> **Information supplied**:
-- -- --

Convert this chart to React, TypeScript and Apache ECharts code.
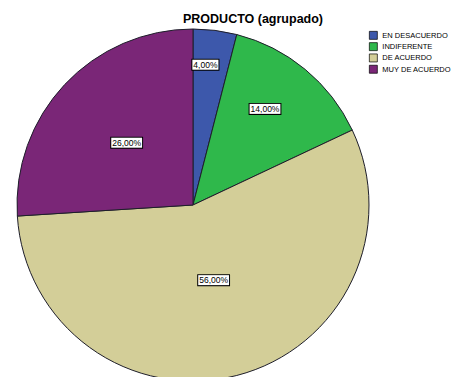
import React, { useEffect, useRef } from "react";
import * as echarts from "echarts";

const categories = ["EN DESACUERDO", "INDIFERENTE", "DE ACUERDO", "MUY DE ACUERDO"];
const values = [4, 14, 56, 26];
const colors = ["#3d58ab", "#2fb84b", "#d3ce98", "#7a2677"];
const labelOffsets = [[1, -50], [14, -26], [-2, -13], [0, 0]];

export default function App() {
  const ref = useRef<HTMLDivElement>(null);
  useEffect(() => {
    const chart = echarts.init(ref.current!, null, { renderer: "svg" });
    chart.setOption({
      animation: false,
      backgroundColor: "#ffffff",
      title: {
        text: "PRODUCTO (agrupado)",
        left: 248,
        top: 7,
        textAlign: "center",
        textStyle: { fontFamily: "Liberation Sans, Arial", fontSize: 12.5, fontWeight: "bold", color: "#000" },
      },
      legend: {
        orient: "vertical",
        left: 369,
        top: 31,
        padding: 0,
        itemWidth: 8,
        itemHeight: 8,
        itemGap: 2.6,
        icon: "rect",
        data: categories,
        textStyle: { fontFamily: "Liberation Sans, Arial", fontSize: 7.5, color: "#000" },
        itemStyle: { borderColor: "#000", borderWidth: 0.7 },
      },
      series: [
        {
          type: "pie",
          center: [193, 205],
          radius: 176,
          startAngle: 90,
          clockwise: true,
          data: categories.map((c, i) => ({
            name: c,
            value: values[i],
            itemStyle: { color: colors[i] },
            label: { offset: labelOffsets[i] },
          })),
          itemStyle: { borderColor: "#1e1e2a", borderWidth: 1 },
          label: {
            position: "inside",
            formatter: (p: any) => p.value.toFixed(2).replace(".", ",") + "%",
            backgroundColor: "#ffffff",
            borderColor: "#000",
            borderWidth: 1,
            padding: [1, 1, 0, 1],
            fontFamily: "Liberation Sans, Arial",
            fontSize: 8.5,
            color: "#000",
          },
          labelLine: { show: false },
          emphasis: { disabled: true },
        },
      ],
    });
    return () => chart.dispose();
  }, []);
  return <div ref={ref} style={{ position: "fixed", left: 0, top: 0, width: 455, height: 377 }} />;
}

-- -- --

> **Aim**: Repeat the listing above from its first line through the line that contains "const labelOffsets = [[1, -50], [14, -26], [-2, -13], [0, 0]];", both included, and nothing more. Drop the pictures.

> **Correct result**:
Convert this chart to React, TypeScript and Apache ECharts code.
import React, { useEffect, useRef } from "react";
import * as echarts from "echarts";

const categories = ["EN DESACUERDO", "INDIFERENTE", "DE ACUERDO", "MUY DE ACUERDO"];
const values = [4, 14, 56, 26];
const colors = ["#3d58ab", "#2fb84b", "#d3ce98", "#7a2677"];
const labelOffsets = [[1, -50], [14, -26], [-2, -13], [0, 0]];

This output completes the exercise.